Unicode

Home Overview Unicode

Unicode is the most-used mechanism to go beyond the Latin alphabet and enable computers to use almost any script in use worldwide, be it Cyrillic, Greek, Hebrew, Arabic, Japanese kanji, Chinese hanzi or other still. E.g. on the Internet see the Wikipedia entry for Unicode here.

Symbian fully supports Unicode, and the tool used to build MoStacks on Symbian/UIQ3 (native Symbian C++) also does. If you have the necessary fonts on your phone and the means to input the characters, MoStacks will support non-Latin scripts. However, right-to-left scripts (Hebrew, Arabic) are not tested and maybe won't work, at least not for list boxes.

If you only want to use a stack with non-Latin content, e.g. in the sense of a reference work, without making changes yourself, the question is reduced to using a suitable font. Depending on the locales that your phone supports, you will have to install such a font yourself - see also chapter UIQ3 Fonts.
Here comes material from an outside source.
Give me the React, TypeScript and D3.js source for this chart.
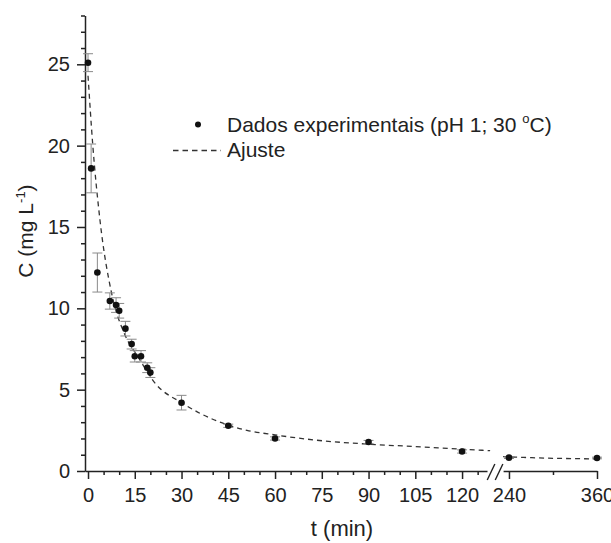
import React, { useRef, useEffect } from 'react';
import * as d3 from 'd3';

// experimental data
const TIMES = [0, 1, 3, 7, 9, 10, 12, 14, 15, 17, 19, 20, 30, 45, 60, 90, 120, 240, 360];
const CONC = [25.1, 18.6, 12.2, 10.45, 10.2, 9.85, 8.75, 7.8, 7.05, 7.05, 6.35, 6.05, 4.2, 2.78, 2.0, 1.78, 1.2, 0.82, 0.8];
const ERR = [0.55, 1.5, 1.2, 0.5, 0.45, 0.45, 0.45, 0.3, 0.35, 0.35, 0.3, 0.3, 0.45, 0.1, 0.1, 0.1, 0.1, 0.05, 0.05];

// fitted curve, two segments around the axis break
const FIT_T1 = [0, 1.5, 3.85, 7.6, 11.9, 16.1, 21.5, 30, 36, 51, 60, 73, 90, 105, 120, 129];
const FIT_C1 = [24.3, 20.1, 15.4, 10.9, 8.35, 7.0, 5.4, 4.2, 3.54, 2.5, 2.22, 1.9, 1.65, 1.5, 1.34, 1.25];
const FIT_T2 = [232, 270, 300, 330, 360];
const FIT_C2 = [0.88, 0.82, 0.78, 0.76, 0.74];

// ticks
const Y_TICKS = [0, 5, 10, 15, 20, 25];
const Y_MINOR = [1, 2, 3, 4, 6, 7, 8, 9, 11, 12, 13, 14, 16, 17, 18, 19, 21, 22, 23, 24, 26, 27, 28];
const X1_TICKS = [0, 15, 30, 45, 60, 75, 90, 105, 120];
const X1_MINOR = [5, 10, 20, 25, 35, 40, 50, 55, 65, 70, 80, 85, 95, 100, 110, 115, 125];
const X2_TICKS = [240, 360];
const X2_MINOR = [300];

const LEGEND_DATA = 'Dados experimentais (pH 1; 30 ';
const LEGEND_FIT = 'Ajuste';
const X_TITLE = 't (min)';

const FONT = "'Liberation Sans', Arial, Helvetica, sans-serif";
const INK = '#222';

export default function App() {
  const ref = useRef<SVGSVGElement | null>(null);

  useEffect(() => {
    const svg = d3.select(ref.current);
    svg.selectAll('*').remove();

    const y = d3.scaleLinear().domain([0, 28]).range([471, 15.5]);
    const x1 = d3.scaleLinear().domain([-1, 128]).range([84.9, 487]);
    const x2 = d3.scaleLinear().domain([232, 360]).range([503.1, 597]);
    const xOf = (t: number) => (t <= 180 ? x1(t) : x2(t));
    const axisX = 85;
    const axisY = 471;

    const styleAxis = (g: any) => {
      g.selectAll('path').attr('stroke', INK).attr('stroke-width', 1.5);
      g.selectAll('line').attr('stroke', INK).attr('stroke-width', 1.5);
      g.selectAll('text').attr('fill', INK).attr('font-family', FONT).attr('font-size', 20);
    };

    // Y axis
    const gyMinor = svg.append('g').attr('transform', `translate(${axisX},0)`);
    gyMinor.call(d3.axisLeft(y).tickValues(Y_MINOR).tickSize(4).tickSizeOuter(0).tickFormat(() => '') as any);
    gyMinor.select('.domain').remove();
    styleAxis(gyMinor);
    const gy = svg.append('g').attr('transform', `translate(${axisX},0)`);
    gy.call(d3.axisLeft(y).tickValues(Y_TICKS).tickSize(8).tickSizeOuter(0).tickPadding(7).tickFormat(d3.format('d')) as any);
    styleAxis(gy);

    // X axis segment 1
    const gx1m = svg.append('g').attr('transform', `translate(0,${axisY})`);
    gx1m.call(d3.axisBottom(x1).tickValues(X1_MINOR).tickSize(4).tickSizeOuter(0).tickFormat(() => '') as any);
    gx1m.select('.domain').remove();
    styleAxis(gx1m);
    const gx1 = svg.append('g').attr('transform', `translate(0,${axisY})`);
    gx1.call(d3.axisBottom(x1).tickValues(X1_TICKS).tickSize(8).tickSizeOuter(0).tickPadding(9).tickFormat(d3.format('d')) as any);
    styleAxis(gx1);

    // X axis segment 2
    const gx2m = svg.append('g').attr('transform', `translate(0,${axisY})`);
    gx2m.call(d3.axisBottom(x2).tickValues(X2_MINOR).tickSize(4).tickSizeOuter(0).tickFormat(() => '') as any);
    gx2m.select('.domain').remove();
    styleAxis(gx2m);
    const gx2 = svg.append('g').attr('transform', `translate(0,${axisY})`);
    gx2.call(d3.axisBottom(x2).tickValues(X2_TICKS).tickSize(8).tickSizeOuter(0).tickPadding(9).tickFormat(d3.format('d')) as any);
    styleAxis(gx2);

    // break marks
    const bx = (x1(128) + x2(232)) / 2;
    [-4, 4].forEach((off) => {
      svg.append('line')
        .attr('x1', bx + off - 3.8).attr('y1', axisY + 9)
        .attr('x2', bx + off + 3.8).attr('y2', axisY - 7)
        .attr('stroke', INK).attr('stroke-width', 1.4);
    });

    // fit curves
    const line = d3.line<[number, number]>()
      .x((d) => xOf(d[0]))
      .y((d) => y(d[1]))
      .curve(d3.curveMonotoneX);
    const seg1: [number, number][] = FIT_T1.map((t, i) => [t, FIT_C1[i]]);
    const seg2: [number, number][] = FIT_T2.map((t, i) => [t, FIT_C2[i]]);
    [seg1, seg2].forEach((seg) => {
      svg.append('path')
        .attr('d', line(seg) as string)
        .attr('fill', 'none')
        .attr('stroke', '#333')
        .attr('stroke-width', 1.3)
        .attr('stroke-dasharray', '5,4');
    });

    // error bars
    const eb = svg.append('g').attr('stroke', '#8a8a8a').attr('stroke-width', 1);
    TIMES.forEach((t, i) => {
      const cx = xOf(t);
      const top = y(CONC[i] + ERR[i]);
      const bot = y(CONC[i] - ERR[i]);
      eb.append('line').attr('x1', cx).attr('x2', cx).attr('y1', top).attr('y2', bot);
      eb.append('line').attr('x1', cx - 5).attr('x2', cx + 5).attr('y1', top).attr('y2', top);
      eb.append('line').attr('x1', cx - 5).attr('x2', cx + 5).attr('y1', bot).attr('y2', bot);
    });

    // points
    svg.append('g').selectAll('circle')
      .data(TIMES.map((t, i) => [t, CONC[i]]))
      .join('circle')
      .attr('cx', (d) => xOf(d[0]))
      .attr('cy', (d) => y(d[1]))
      .attr('r', 3.3)
      .attr('fill', '#111');

    // legend
    svg.append('circle').attr('cx', 198).attr('cy', 124.5).attr('r', 3).attr('fill', '#111');
    const lt = svg.append('text').attr('x', 227).attr('y', 132)
      .attr('font-family', FONT).attr('font-size', 21).attr('fill', INK);
    lt.append('tspan').text(LEGEND_DATA);
    lt.append('tspan').attr('font-size', 13).attr('dy', -9).text('o');
    lt.append('tspan').attr('dy', 9).text('C)');
    svg.append('line').attr('x1', 173).attr('x2', 221).attr('y1', 150.5).attr('y2', 150.5)
      .attr('stroke', '#333').attr('stroke-width', 1.3).attr('stroke-dasharray', '5.5,4');
    svg.append('text').attr('x', 227).attr('y', 156.5)
      .attr('font-family', FONT).attr('font-size', 21).attr('fill', INK).text(LEGEND_FIT);

    // axis titles
    svg.append('text').attr('x', 342).attr('y', 536).attr('text-anchor', 'middle')
      .attr('font-family', FONT).attr('font-size', 22).attr('fill', INK).text(X_TITLE);
    const yt = svg.append('text').attr('transform', 'translate(33,231) rotate(-90)')
      .attr('text-anchor', 'middle')
      .attr('font-family', FONT).attr('font-size', 21).attr('fill', INK);
    yt.append('tspan').text('C (mg L');
    yt.append('tspan').attr('font-size', 13).attr('dy', -8).text('-1');
    yt.append('tspan').attr('dy', 8).text(')');
  }, []);

  return (
    <svg
      ref={ref}
      width={611}
      height={543}
      style={{ position: 'absolute', left: 0, top: 0, background: '#fff' }}
    />
  );
}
Then configure that font as the stack font.

Windows per se nowadays fully supports Unicode, but nevertheless the MoStacks Windows program supports it only partially. The reason is that the tool used to build it (Visual Basic 6) has only partial support.
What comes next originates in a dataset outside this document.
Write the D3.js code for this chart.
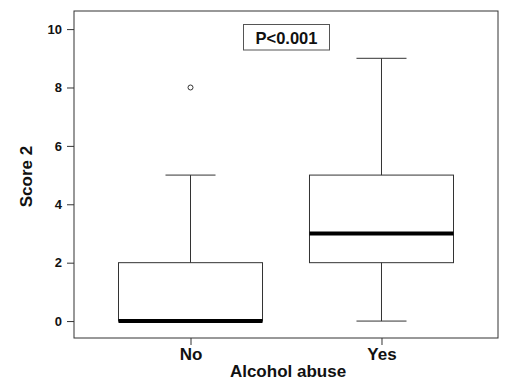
<!DOCTYPE html>
<html>
<head>
<meta charset="utf-8">
<script src="https://cdn.jsdelivr.net/npm/d3@7"></script>
<style>
  body { margin: 0; background: #fff; }
  text { font-family: "Liberation Sans", Arial, sans-serif; font-weight: bold; }
</style>
</head>
<body>
<svg id="chart" width="515" height="383"></svg>
<script>
// Box statistics
const groups = ["No", "Yes"];
const lowWhisker = [0, 0];
const q1 = [0, 2];
const medians = [0, 3];
const q3 = [2, 5];
const highWhisker = [5, 9];
const outliers = [[8], []];
const yTicks = [0, 2, 4, 6, 8, 10];

const svg = d3.select("#chart");

// Plot frame
const plotLeft = 74, plotRight = 498, plotTop = 11, plotBottom = 338;

const x = d3.scaleLinear().domain([0.39, 2.61]).range([plotLeft, plotRight]);
const y = d3.scaleLinear().domain([-0.58, 10.62]).range([plotBottom, plotTop]);

const boxHalf = 0.377;   // in x units
const capHalf = 0.131;
const ink = "#333";

// Frame
svg.append("rect")
  .attr("x", plotLeft).attr("y", plotTop)
  .attr("width", plotRight - plotLeft).attr("height", plotBottom - plotTop)
  .attr("fill", "none").attr("stroke", ink).attr("stroke-width", 1);

// Y axis
const yAxis = svg.append("g")
  .attr("transform", `translate(${plotLeft},0)`)
  .call(d3.axisLeft(y).tickValues(yTicks).tickSize(7).tickPadding(5));
yAxis.select(".domain").remove();
yAxis.selectAll("line").attr("stroke", ink);
yAxis.selectAll("text")
  .attr("font-size", "13px").attr("font-family", "Liberation Sans, Arial, sans-serif")
  .attr("font-weight", "bold").attr("fill", "#111");

// X axis
const xAxis = svg.append("g")
  .attr("transform", `translate(0,${plotBottom})`)
  .call(d3.axisBottom(x).tickValues([1, 2]).tickFormat((d) => groups[d - 1]).tickSize(7).tickPadding(3));
xAxis.select(".domain").remove();
xAxis.selectAll("line").attr("stroke", ink);
xAxis.selectAll("text")
  .attr("font-size", "17px").attr("font-family", "Liberation Sans, Arial, sans-serif")
  .attr("font-weight", "bold").attr("fill", "#111");

// Axis titles
svg.append("text")
  .attr("x", (plotLeft + plotRight) / 2 + 2).attr("y", 377)
  .attr("text-anchor", "middle").attr("font-size", "17px").attr("fill", "#111")
  .text("Alcohol abuse");

svg.append("text")
  .attr("transform", `translate(32,${(plotTop + plotBottom) / 2 + 2}) rotate(-90)`)
  .attr("text-anchor", "middle").attr("font-size", "17px").attr("fill", "#111")
  .text("Score 2");

// Boxes
groups.forEach((g, i) => {
  const c = i + 1;
  const b = svg.append("g").attr("class", "box");

  // whiskers
  b.append("line")
    .attr("x1", x(c)).attr("x2", x(c))
    .attr("y1", y(lowWhisker[i])).attr("y2", y(q1[i]))
    .attr("stroke", ink);
  b.append("line")
    .attr("x1", x(c)).attr("x2", x(c))
    .attr("y1", y(q3[i])).attr("y2", y(highWhisker[i]))
    .attr("stroke", ink);
  [lowWhisker[i], highWhisker[i]].forEach((v) => {
    b.append("line")
      .attr("x1", x(c - capHalf)).attr("x2", x(c + capHalf))
      .attr("y1", y(v)).attr("y2", y(v))
      .attr("stroke", ink);
  });

  // box
  b.append("rect")
    .attr("x", x(c - boxHalf)).attr("y", y(q3[i]))
    .attr("width", x(c + boxHalf) - x(c - boxHalf))
    .attr("height", y(q1[i]) - y(q3[i]))
    .attr("fill", "none").attr("stroke", ink);

  // median
  b.append("line")
    .attr("x1", x(c - boxHalf)).attr("x2", x(c + boxHalf))
    .attr("y1", y(medians[i])).attr("y2", y(medians[i]))
    .attr("stroke", "#000").attr("stroke-width", 4);

  // outliers
  outliers[i].forEach((v) => {
    b.append("circle")
      .attr("cx", x(c)).attr("cy", y(v)).attr("r", 2.5)
      .attr("fill", "none").attr("stroke", ink);
  });
});

// P-value box
svg.append("rect")
  .attr("x", 243.5).attr("y", 24.5).attr("width", 86).attr("height", 25.5)
  .attr("fill", "#fff").attr("stroke", "#555");
svg.append("text")
  .attr("x", 286.5).attr("y", 43.5)
  .attr("text-anchor", "middle").attr("font-size", "16.5px").attr("fill", "#111")
  .text("P<0.001");
</script>
</body>
</html>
You should have the least problems if your PC is running in the so-called DBCS mode which is the case if you run a Japanese or Chinese Windows. In those cases proper Unicode fonts won't be a problem either.

If you want to use non-Latin scripts with MoStacks on Windows with a PC running in a European language like English or German, it gets considerably more difficult. E.g. on Windows XP you have to make sure that Far-east language support is installed, and in your stack use Wiki fields for all fields that have to support non-Latin characters, using a font that contains the necessary characters in the first place, e.g. configured as the stack font.